INSTRUCTION: Quote from the first line below through the line that contains "ax = fig.add_axes([125/1226, (689-570)/689, 1100/1226, 562/689])", both included, and leave the pictures out.

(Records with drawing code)
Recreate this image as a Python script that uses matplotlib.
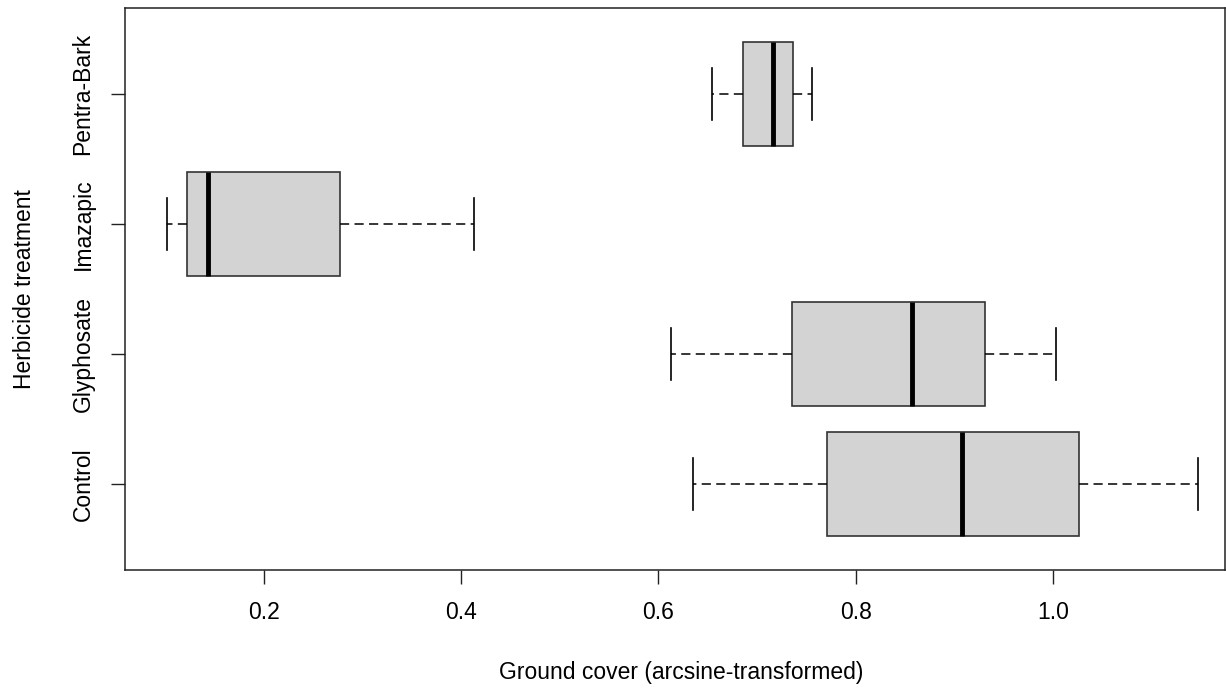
import matplotlib
matplotlib.use("Agg")
import matplotlib.pyplot as plt

plt.rcParams['font.family'] = ['Liberation Sans', 'DejaVu Sans']

categories = ["Control", "Glyphosate", "Imazapic", "Pentra-Bark"]
whislo = [0.635, 0.613, 0.102, 0.654]
q1 = [0.771, 0.735, 0.1215, 0.686]
med = [0.908, 0.857, 0.1427, 0.7165]
q3 = [1.027, 0.931, 0.2772, 0.7364]
whishi = [1.147, 1.003, 0.4131, 0.756]
xticks = [0.2, 0.4, 0.6, 0.8, 1.0]

stats = []
for i, c in enumerate(categories):
    stats.append(dict(label=c, whislo=whislo[i], q1=q1[i], med=med[i],
                      q3=q3[i], whishi=whishi[i], fliers=[]))

fig = plt.figure(figsize=(12.26, 6.89), dpi=100)
ax = fig.add_axes([125/1226, (689-570)/689, 1100/1226, 562/689])

ax.bxp(stats, positions=range(1, 5), vert=False, widths=0.8, patch_artist=True,
       showfliers=False,
       boxprops=dict(facecolor='#D3D3D3', edgecolor='#333333', linewidth=1.2),
       medianprops=dict(color='black', linewidth=3.5, solid_capstyle='butt'),
       whiskerprops=dict(color='black', linestyle=(0, (6, 3.5)), linewidth=1.1),
       capprops=dict(color='black', linewidth=1.2),
       capwidths=0.4)

ax.set_xlim(0.059, 1.1746)
ax.set_ylim(0.34, 4.66)
ax.set_xticks(xticks)
ax.set_xticklabels([f"{t:.1f}" for t in xticks])
ax.set_yticks(range(1, 5))
ax.set_yticklabels(categories, rotation=90, va='center')
ax.tick_params(axis='both', direction='out', length=10, width=1, labelsize=16.5,
               color='#222222')
ax.tick_params(axis='x', pad=12)
ax.tick_params(axis='y', pad=12)
for s in ax.spines.values():
    s.set_linewidth(1.1)
    s.set_color('#222222')

fig.text(681/1226, 1 - 672/689, "Ground cover (arcsine-transformed)", ha='center',
         va='center', fontsize=16.5)
fig.text(25/1226, 1 - 289/689, "Herbicide treatment", ha='center', va='center',
         rotation=90, fontsize=16.5)

fig.savefig("out.png", dpi=100)
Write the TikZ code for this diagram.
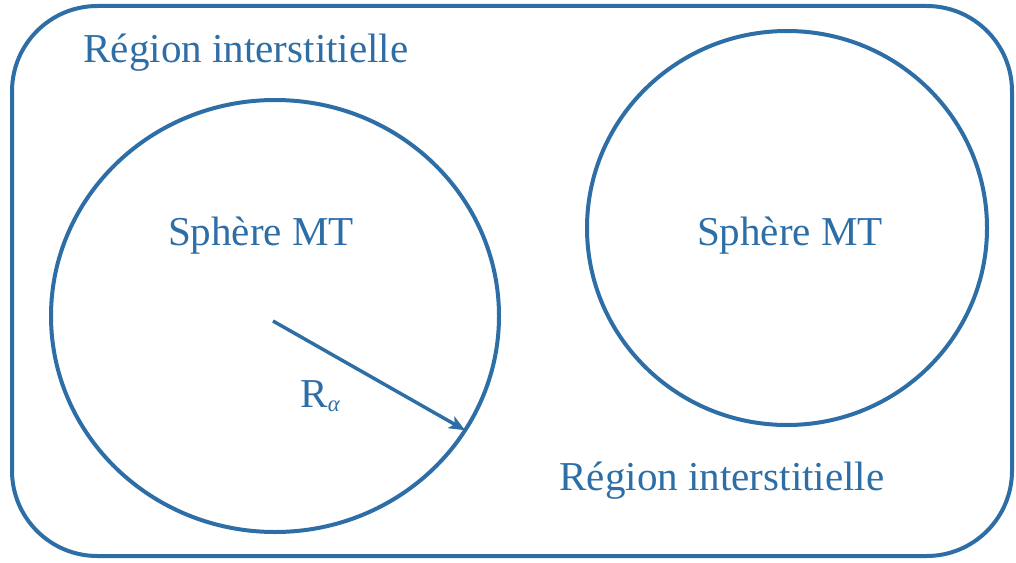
\documentclass[tikz,border=0pt]{standalone}
\usepackage{fontspec}
\setmainfont{Liberation Serif}
\usetikzlibrary{shapes.geometric,arrows.meta}
\definecolor{mtblue}{RGB}{46,110,166}
\tikzset{
  outline/.style={draw=mtblue, line width=3pt, outer sep=0pt, inner sep=0pt},
  sphere/.style={outline, ellipse},
  lbl/.style={text=mtblue, font=\fontsize{30.8}{36}\selectfont, inner sep=0pt, anchor=base},
  radius arrow/.style={draw=mtblue, line width=2.6pt, -{Stealth[length=12pt,width=10pt,inset=3pt]}}
}
\begin{document}
\begin{tikzpicture}[x=0.75pt,y=-0.75pt]
\useasboundingbox (0,0) rectangle (1016,563);
\node[outline, rounded corners=64pt, minimum width=750pt, minimum height=412.5pt] (box) at (512,281) {};
\node[sphere, minimum width=336pt, minimum height=324pt] (L) at (275,316) {};
\node[sphere, minimum width=300pt, minimum height=295.5pt] (R) at (787,228) {};
\node[lbl] (t1) at (246,63) {Région interstitielle};
\node[lbl] (t2) at (722,490) {Région interstitielle};
\node[lbl] (s1) at (261,245) {Sphère MT};
\node[lbl] (s2) at (790,245) {Sphère MT};
\node[lbl] (ra) at (320,407) {R\raisebox{-0.12em}{\fontsize{17}{20}\selectfont\itshape α}};
\coordinate (c0) at (273,321);
\draw[radius arrow] (c0) -- (L.-31.6);
\end{tikzpicture}
\end{document}
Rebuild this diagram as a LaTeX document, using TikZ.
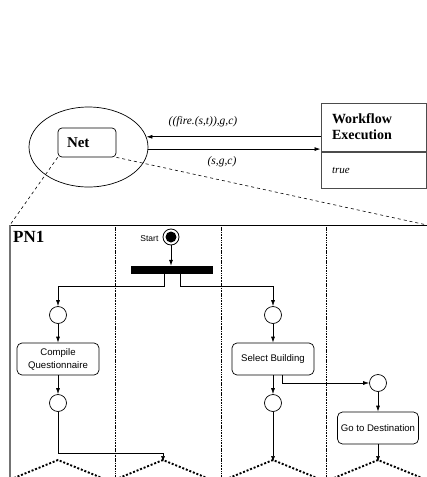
\documentclass[tikz,border=0pt]{standalone}
\usepackage{fontspec}
\setmainfont{Liberation Serif}
\setsansfont{Liberation Sans}
\usetikzlibrary{shapes.geometric,arrows.meta}

\begin{document}
\begin{tikzpicture}[x=1pt,y=-1pt,
  arr/.style={-{Latex[length=6pt,width=4pt]}, line width=0.7pt},
  place/.style={circle, draw, line width=0.7pt, minimum size=17pt, inner sep=0pt},
  task/.style={draw, rounded corners=5pt, line width=0.7pt, minimum width=82pt,
    minimum height=32pt, align=center, inner sep=1pt,
    font=\sffamily\fontsize{9.6}{13}\selectfont},
  lane/.style={line width=0.6pt, dash pattern=on 1.2pt off 0.8pt on 0.5pt off 0.8pt},
  zig/.style={line width=1.9pt, dash pattern=on 2pt off 1.8pt},
  zoomline/.style={line width=0.6pt, dash pattern=on 3pt off 3pt},
  lbl/.style={font=\itshape\fontsize{11.5}{13}\selectfont, inner sep=0pt},
  wfpart/.style={draw=black!70, line width=1pt, minimum width=105pt,
    text width=83pt, inner xsep=11pt, align=left},
]
\useasboundingbox (0,0) rectangle (427,477);
\clip (0,0) rectangle (427,477);

% context: the net inside its environment
\node[draw, ellipse, minimum width=119pt, minimum height=80pt, inner sep=0pt,
  line width=0.7pt] (ctx) at (88.5,147) {};
\node[draw, rounded corners=4pt, line width=0.7pt, minimum width=58pt,
  minimum height=29pt, text width=40pt, inner xsep=9pt, align=left,
  font=\bfseries\fontsize{15}{17}\selectfont] (net) at (87,142.5) {Net};

\node[wfpart, minimum height=48pt, font=\bfseries\fontsize{14}{16}\selectfont]
  (wfhead) at (373.5,127) {Workflow\\Execution};
\node[wfpart, minimum height=36pt, anchor=north,
  font=\itshape\fontsize{11}{13}\selectfont] (wfguard) at (wfhead.south) {true};

\draw[arr] (wfhead.west |- ctx.10) -- (ctx.10);
\draw[arr] (ctx.-2) -- (wfhead.west |- ctx.-2);
\node[lbl] (fire) at (203,122) {((fire.(s,t)),g,c)};
\node[lbl] (sgc) at (222,162) {(s,g,c)};

% frame of the expanded net
\coordinate (fnw) at (10,225);
\coordinate (fne) at (427,225);
\coordinate (fsw) at (10,480);
\draw[line width=0.7pt] (fnw) -- (fne);
\draw[black!55, line width=1.3pt] (fnw) -- (fsw);
\node[font=\bfseries\fontsize{17}{19}\selectfont, anchor=west, inner sep=0pt]
  (pn) at (13,237) {PN1};

\draw[zoomline] (net.south west) -- (fnw);
\draw[zoomline] (net.south east) -- (fne);

% swimlane separators
\foreach \x in {115,221,326} \draw[lane] (\x,225) -- (\x,480);

% start and fork
\node[circle, draw, line width=0.8pt, minimum size=16pt, inner sep=0pt]
  (start) at (171,237) {};
\fill (start.center) circle (5.5pt);
\node[font=\sffamily\fontsize{8.5}{10}\selectfont, anchor=east, inner sep=0pt]
  (startlbl) at ([xshift=-4pt,yshift=-1.5pt]start.west) {Start};
\node[fill, minimum width=82pt, minimum height=8pt, inner sep=0pt]
  (bar) at (172,270) {};
\draw[arr] (start.south) -- (start.south |- bar.north);

\coordinate (legL) at (164,286);
\coordinate (legR) at (180,286);

% left branch
\node[place] (c1) at (58,315) {};
\node[task] (compile) at (58,359) {Compile\\Questionnaire};
\node[place] (c2) at (58,403) {};

% right branch
\node[place] (c3) at (273,315) {};
\node[task] (select) at (273,359) {Select Building};
\node[place] (c4) at (273,403) {};
\node[place] (c5) at (378,383) {};
\node[task, minimum width=81pt] (goto) at (378,428) {Go to Destination};

% continuation markers
\coordinate (z1) at (58,460);
\coordinate (z2) at (163,460);
\coordinate (z3) at (273,460);
\coordinate (z4) at (378,460);
\foreach \z in {z1,z2,z3,z4}
  \draw[zig] (\z) ++(-44,18) -- (\z) -- ++(44,18);

% flow
\draw[arr] (bar.south -| legL) -- (legL) -| (c1);
\draw[arr] (bar.south -| legR) -- (legR) -| (c3);
\draw[arr] (c1) -- (compile);
\draw[arr] (compile) -- (c2);
\draw[arr] (c2.south) |- ([yshift=7pt]z2) -- ([yshift=-2pt]z2);
\draw[arr] (c3) -- (select);
\draw[arr] (select) -- (c4);
\draw[arr] (c4) -- ([yshift=-2pt]z3);
\draw[arr] ([xshift=9pt]select.south) |- (c5);
\draw[arr] (c5) -- (goto);
\draw[arr] (goto) -- ([yshift=-2pt]z4);
\end{tikzpicture}
\end{document}
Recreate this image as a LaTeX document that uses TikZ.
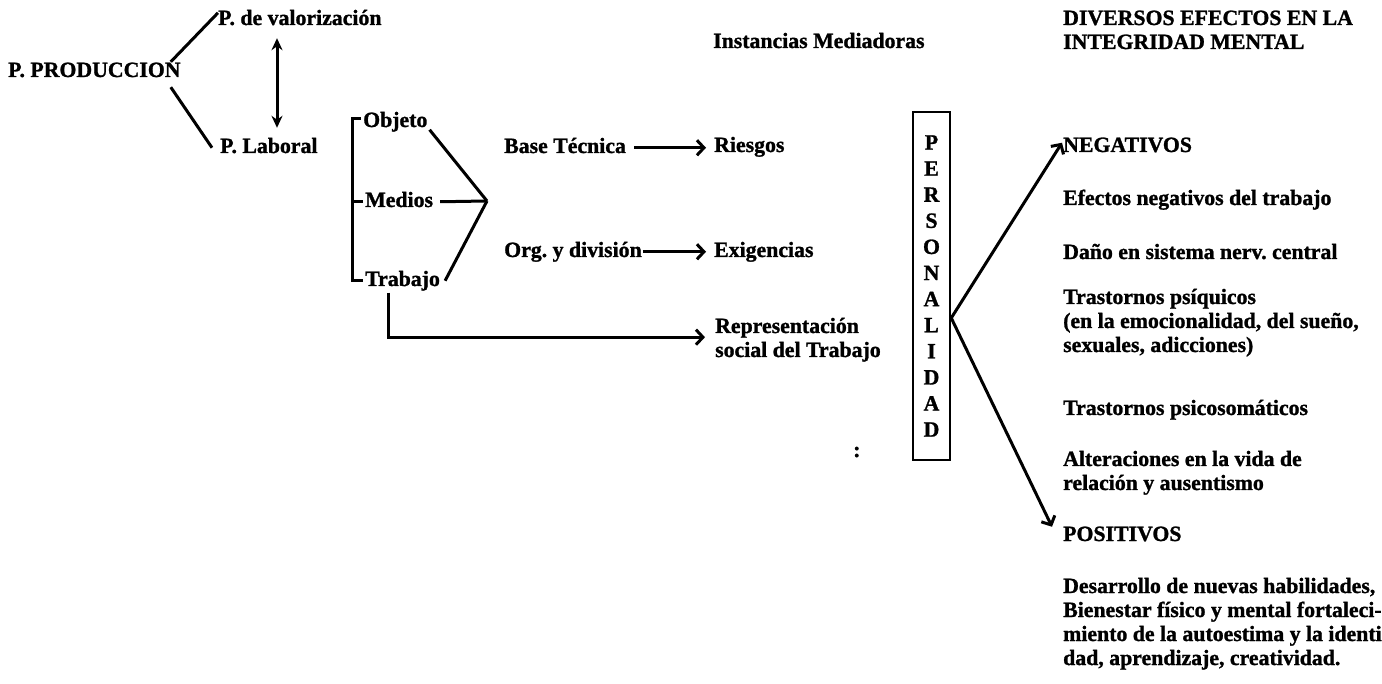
\documentclass[tikz,border=0pt]{standalone}
\usepackage{fontspec}
\setmainfont{Liberation Serif}[BoldFeatures={FakeBold=1.2}]
\usetikzlibrary{arrows.meta}
\newcommand\mlines[1]{\begin{tabular}[t]{@{}l@{}}#1\end{tabular}}
\frenchspacing
\begin{document}
\begin{tikzpicture}[x=1pt,y=-1pt,
  every node/.style={inner sep=0pt, font=\fontsize{21.8}{24}\selectfont\bfseries},
  txt/.style={anchor=base west, text height=15pt, text depth=4.5pt},
  blk/.style={anchor=base west},
  ln/.style={line width=3pt},
  arr/.style={ln, -{Straight Barb[length=7pt,width=15pt]}},
  darr/.style={ln, {Stealth[length=12pt,width=11pt]}-{Stealth[length=12pt,width=11pt]}},
  persbox/.style={draw, line width=2.5pt, minimum width=37pt, minimum height=348pt,
    align=center, font=\fontsize{21.8}{26.1}\selectfont\bfseries}
]
\useasboundingbox (0,0) rectangle (1382,684);

% left part
\node[txt] (prod) at (8,77) {P. PRODUCCION};
\node[txt] (valor) at (218,25) {P. de valorización};
\node[txt] (lab) at (220,153) {P. Laboral};
\node[txt] (obj) at (363,127) {Objeto};
\node[txt] (med) at (365,207) {Medios};
\node[txt] (trab) at (365,286) {Trabajo};
\node[txt] (bt) at (504,153) {Base Técnica};
\node[txt] (org) at (504,257) {Org. y división};
\node[txt] (ries) at (714,152) {Riesgos};
\node[txt] (exig) at (714,257) {Exigencias};
\node[blk] (rep) at (715,333) {\mlines{Representación\\social del Trabajo}};
\node[txt] (inst) at (713,48) {Instancias Mediadoras};
\node[persbox] (pers) at (931.5,286) {P\\E\\R\\S\\O\\N\\A\\L\\I\\D\\A\\D};
\node[txt] (colon) at (853,457) {:};

% right column
\node[blk] (head) at (1063,25) {\mlines{DIVERSOS EFECTOS EN LA\\INTEGRIDAD MENTAL}};
\node[txt] (neg) at (1063,152) {NEGATIVOS};
\node[txt] (e1) at (1063,205) {Efectos negativos del trabajo};
\node[txt] (e2) at (1063,259) {Daño en sistema nerv. central};
\node[blk] (e3) at (1063,304) {\mlines{Trastornos psíquicos\\(en la emocionalidad, del sueño,\\sexuales, adicciones)}};
\node[txt] (e4) at (1063,415) {Trastornos psicosomáticos};
\node[blk] (e5) at (1063,466) {\mlines{Alteraciones en la vida de\\relación y ausentismo}};
\node[txt] (pos) at (1063,541) {POSITIVOS};
\node[blk] (p1) at (1063,593) {\mlines{Desarrollo de nuevas habilidades,\\Bienestar físico y mental fortaleci-\\miento de la autoestima y la identi\\dad, aprendizaje, creatividad.}};

% connectors
\draw[ln] ([xshift=-10pt]prod.north east) -- ([yshift=-3pt]valor.north west);
\draw[ln] ([xshift=-10pt,yshift=-5.5pt]prod.south east) -- ([xshift=-8pt]lab.west);
\draw[darr] ([xshift=59pt,yshift=-8.5pt]valor.south west) -- ([xshift=57pt,yshift=10pt]lab.north west);

\draw[ln] ([xshift=-2pt,yshift=3pt]obj.west) -- ++(-9,0) |- ([xshift=-2pt]trab.west);
\draw[ln] ([xshift=-2pt]med.west) -- ++(-11,0);

\coordinate (conv) at (487,201);
\draw[ln] ([xshift=2pt,yshift=-8pt]obj.east) -- (conv);
\draw[ln] ([xshift=7pt]med.east) -- (conv);
\draw[ln] ([xshift=5pt]trab.east) -- (conv);

\draw[arr] ([xshift=23pt,yshift=-2pt]trab.south west) |- ([xshift=-10pt,yshift=3pt]rep.west);
\draw[arr] ([xshift=8pt]bt.east) -- ([xshift=-8pt]bt.east -| ries.west);
\draw[arr] ([xshift=1pt]org.east) -- ([xshift=-8pt]org.east -| exig.west);

\coordinate (apex) at ([yshift=-32pt]pers.east);
\draw[arr] (apex) -- ([xshift=-1pt,yshift=4pt]neg.west);
\draw[arr] (apex) -- ([xshift=-11pt,yshift=9pt]pos.west);
\end{tikzpicture}
\end{document}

PROBLEM SOLUTION:
Recreate this image as a Python script that uses matplotlib.
import matplotlib
matplotlib.use("Agg")
import matplotlib.pyplot as plt

plt.rcParams['font.family'] = ['Liberation Sans', 'DejaVu Sans']

categories = ["Control", "Glyphosate", "Imazapic", "Pentra-Bark"]
whislo = [0.635, 0.613, 0.102, 0.654]
q1 = [0.771, 0.735, 0.1215, 0.686]
med = [0.908, 0.857, 0.1427, 0.7165]
q3 = [1.027, 0.931, 0.2772, 0.7364]
whishi = [1.147, 1.003, 0.4131, 0.756]
xticks = [0.2, 0.4, 0.6, 0.8, 1.0]

stats = []
for i, c in enumerate(categories):
    stats.append(dict(label=c, whislo=whislo[i], q1=q1[i], med=med[i],
                      q3=q3[i], whishi=whishi[i], fliers=[]))

fig = plt.figure(figsize=(12.26, 6.89), dpi=100)
ax = fig.add_axes([125/1226, (689-570)/689, 1100/1226, 562/689])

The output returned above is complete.